--- Start ---

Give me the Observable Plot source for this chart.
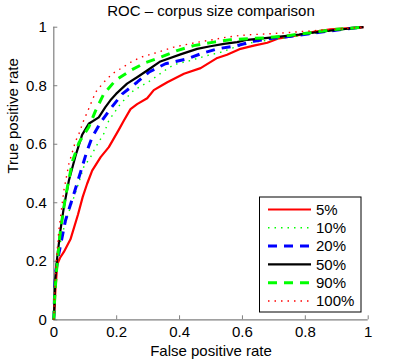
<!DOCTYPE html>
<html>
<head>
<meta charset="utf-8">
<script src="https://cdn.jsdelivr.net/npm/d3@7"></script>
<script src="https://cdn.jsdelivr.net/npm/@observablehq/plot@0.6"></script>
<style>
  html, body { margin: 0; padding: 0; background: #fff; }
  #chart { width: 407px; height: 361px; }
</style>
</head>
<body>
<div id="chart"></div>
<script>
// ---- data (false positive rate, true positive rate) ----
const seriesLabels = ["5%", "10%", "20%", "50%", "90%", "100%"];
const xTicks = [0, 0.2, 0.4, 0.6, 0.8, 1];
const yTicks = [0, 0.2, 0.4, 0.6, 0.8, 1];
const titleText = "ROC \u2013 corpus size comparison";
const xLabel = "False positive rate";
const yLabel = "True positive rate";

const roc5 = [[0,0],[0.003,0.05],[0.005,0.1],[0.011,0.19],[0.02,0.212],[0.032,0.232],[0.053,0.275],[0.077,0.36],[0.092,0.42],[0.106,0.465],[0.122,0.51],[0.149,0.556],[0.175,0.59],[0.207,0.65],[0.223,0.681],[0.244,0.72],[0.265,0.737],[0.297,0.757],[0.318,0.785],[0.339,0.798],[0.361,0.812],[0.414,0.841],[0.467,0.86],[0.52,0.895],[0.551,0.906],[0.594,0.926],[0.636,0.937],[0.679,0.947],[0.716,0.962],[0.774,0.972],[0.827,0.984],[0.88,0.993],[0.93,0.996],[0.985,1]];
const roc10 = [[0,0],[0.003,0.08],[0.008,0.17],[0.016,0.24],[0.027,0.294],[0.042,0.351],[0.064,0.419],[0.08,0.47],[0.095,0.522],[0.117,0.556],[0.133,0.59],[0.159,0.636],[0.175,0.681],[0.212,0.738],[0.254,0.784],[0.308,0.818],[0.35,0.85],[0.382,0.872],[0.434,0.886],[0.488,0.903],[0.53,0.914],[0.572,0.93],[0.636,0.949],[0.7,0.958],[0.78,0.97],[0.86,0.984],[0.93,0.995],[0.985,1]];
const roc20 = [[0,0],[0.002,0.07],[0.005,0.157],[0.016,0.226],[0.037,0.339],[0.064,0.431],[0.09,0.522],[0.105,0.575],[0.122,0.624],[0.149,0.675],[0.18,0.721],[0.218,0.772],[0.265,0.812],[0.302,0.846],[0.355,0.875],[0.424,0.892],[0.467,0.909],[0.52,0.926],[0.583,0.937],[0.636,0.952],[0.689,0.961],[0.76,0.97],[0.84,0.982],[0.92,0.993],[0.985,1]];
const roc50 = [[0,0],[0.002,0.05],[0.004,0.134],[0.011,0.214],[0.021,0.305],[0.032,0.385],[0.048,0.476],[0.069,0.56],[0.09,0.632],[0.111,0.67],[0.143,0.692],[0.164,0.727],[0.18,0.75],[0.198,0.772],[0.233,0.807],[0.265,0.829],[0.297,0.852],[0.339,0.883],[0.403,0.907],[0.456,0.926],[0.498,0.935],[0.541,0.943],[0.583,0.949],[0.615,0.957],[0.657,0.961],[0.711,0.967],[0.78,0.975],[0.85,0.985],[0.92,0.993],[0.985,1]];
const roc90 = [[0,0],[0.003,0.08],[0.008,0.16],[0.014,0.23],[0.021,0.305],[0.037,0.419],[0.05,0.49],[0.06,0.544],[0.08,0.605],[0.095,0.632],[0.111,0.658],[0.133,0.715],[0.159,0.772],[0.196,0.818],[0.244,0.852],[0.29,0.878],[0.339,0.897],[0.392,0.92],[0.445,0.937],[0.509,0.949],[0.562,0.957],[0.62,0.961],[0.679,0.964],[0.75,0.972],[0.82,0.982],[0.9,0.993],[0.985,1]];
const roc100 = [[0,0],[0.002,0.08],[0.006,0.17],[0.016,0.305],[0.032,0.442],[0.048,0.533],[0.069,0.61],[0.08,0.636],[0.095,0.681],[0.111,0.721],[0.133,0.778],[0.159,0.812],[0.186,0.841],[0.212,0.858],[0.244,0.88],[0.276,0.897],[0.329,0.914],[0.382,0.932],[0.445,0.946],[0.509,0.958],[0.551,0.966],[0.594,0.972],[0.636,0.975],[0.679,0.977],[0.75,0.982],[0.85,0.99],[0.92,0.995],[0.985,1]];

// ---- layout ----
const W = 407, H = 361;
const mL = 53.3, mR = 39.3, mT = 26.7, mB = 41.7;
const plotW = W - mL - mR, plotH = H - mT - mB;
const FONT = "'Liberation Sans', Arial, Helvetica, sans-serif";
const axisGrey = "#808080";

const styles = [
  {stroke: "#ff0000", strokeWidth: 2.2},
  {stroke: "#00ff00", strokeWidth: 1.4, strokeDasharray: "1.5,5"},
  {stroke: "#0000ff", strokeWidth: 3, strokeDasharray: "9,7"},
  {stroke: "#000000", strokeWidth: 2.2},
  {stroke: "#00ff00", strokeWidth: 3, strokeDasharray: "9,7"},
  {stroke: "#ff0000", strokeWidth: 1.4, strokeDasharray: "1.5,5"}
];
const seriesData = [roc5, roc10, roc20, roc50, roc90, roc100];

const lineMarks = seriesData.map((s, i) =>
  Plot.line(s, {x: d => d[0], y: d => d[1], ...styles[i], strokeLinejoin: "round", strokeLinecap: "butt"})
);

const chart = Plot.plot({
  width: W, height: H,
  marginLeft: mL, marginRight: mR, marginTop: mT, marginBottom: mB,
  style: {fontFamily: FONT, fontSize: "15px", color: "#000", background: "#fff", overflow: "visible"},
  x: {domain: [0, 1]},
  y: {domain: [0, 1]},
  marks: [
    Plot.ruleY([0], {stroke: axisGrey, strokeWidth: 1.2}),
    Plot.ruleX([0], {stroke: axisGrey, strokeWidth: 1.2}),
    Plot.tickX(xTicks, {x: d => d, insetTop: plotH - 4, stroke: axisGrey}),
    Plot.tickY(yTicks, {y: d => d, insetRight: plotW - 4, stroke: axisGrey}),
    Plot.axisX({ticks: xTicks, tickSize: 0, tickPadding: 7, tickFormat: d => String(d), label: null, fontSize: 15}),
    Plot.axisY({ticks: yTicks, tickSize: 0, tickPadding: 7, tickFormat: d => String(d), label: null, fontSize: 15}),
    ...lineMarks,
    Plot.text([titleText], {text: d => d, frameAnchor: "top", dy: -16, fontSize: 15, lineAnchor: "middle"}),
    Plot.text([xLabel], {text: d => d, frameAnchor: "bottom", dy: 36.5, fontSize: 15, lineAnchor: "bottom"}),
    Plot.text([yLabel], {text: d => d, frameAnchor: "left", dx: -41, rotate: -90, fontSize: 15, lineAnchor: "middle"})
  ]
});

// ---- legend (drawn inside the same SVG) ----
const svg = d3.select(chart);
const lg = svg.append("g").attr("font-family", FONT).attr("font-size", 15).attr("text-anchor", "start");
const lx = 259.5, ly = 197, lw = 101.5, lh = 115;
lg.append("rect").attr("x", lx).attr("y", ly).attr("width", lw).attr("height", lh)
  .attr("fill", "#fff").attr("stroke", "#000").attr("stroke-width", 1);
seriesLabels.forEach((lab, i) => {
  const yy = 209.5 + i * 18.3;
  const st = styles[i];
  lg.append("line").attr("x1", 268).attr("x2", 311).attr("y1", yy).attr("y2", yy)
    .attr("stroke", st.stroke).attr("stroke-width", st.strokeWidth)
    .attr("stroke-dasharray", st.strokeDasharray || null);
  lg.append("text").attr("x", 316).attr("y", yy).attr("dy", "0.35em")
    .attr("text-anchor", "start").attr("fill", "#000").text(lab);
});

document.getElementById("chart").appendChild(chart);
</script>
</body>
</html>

--- End ---
--- Start ---

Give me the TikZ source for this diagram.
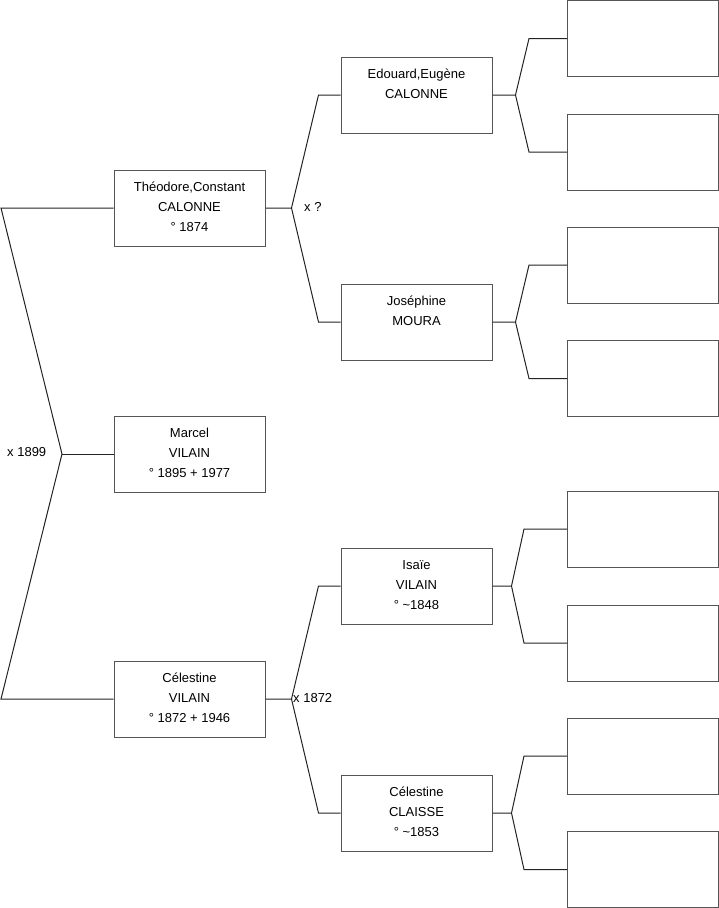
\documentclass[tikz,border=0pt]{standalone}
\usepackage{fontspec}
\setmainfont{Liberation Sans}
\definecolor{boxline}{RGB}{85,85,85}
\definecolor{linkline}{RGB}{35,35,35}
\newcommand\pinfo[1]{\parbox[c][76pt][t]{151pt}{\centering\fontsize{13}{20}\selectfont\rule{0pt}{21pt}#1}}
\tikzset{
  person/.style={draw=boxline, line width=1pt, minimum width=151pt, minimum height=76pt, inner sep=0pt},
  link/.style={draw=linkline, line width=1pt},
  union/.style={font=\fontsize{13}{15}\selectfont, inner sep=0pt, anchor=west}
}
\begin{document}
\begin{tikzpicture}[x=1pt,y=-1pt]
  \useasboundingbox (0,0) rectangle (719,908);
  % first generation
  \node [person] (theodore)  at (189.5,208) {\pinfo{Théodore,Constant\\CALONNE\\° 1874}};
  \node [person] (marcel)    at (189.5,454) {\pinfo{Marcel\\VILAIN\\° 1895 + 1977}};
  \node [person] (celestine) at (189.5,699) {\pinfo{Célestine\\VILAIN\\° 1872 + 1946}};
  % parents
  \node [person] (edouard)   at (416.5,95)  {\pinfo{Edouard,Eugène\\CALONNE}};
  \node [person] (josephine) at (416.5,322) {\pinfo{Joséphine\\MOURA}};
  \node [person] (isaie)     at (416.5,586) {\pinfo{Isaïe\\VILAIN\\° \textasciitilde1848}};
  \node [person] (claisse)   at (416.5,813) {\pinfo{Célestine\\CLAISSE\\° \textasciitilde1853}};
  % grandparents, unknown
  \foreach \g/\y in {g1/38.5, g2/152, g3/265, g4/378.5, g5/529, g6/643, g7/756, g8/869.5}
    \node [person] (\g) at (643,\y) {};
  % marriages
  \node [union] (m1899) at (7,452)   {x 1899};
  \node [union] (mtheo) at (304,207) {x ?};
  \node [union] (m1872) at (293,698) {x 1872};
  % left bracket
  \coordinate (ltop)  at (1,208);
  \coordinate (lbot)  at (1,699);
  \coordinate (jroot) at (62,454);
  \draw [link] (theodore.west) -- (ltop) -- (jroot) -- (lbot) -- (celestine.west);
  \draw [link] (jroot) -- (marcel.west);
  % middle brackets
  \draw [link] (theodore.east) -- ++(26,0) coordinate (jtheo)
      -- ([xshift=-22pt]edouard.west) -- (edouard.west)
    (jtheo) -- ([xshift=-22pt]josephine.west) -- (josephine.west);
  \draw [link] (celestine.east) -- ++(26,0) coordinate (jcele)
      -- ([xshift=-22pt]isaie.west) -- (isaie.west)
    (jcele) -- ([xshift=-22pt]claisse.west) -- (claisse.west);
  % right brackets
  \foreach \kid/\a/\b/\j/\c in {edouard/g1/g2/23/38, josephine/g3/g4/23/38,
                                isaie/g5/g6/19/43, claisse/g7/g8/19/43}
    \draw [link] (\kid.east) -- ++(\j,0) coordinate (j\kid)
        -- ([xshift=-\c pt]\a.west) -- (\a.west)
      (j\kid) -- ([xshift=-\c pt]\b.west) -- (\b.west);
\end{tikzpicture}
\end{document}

--- End ---

**Set exercise**
Report only how many lines in the records contain the word "Give".

**Solution**
2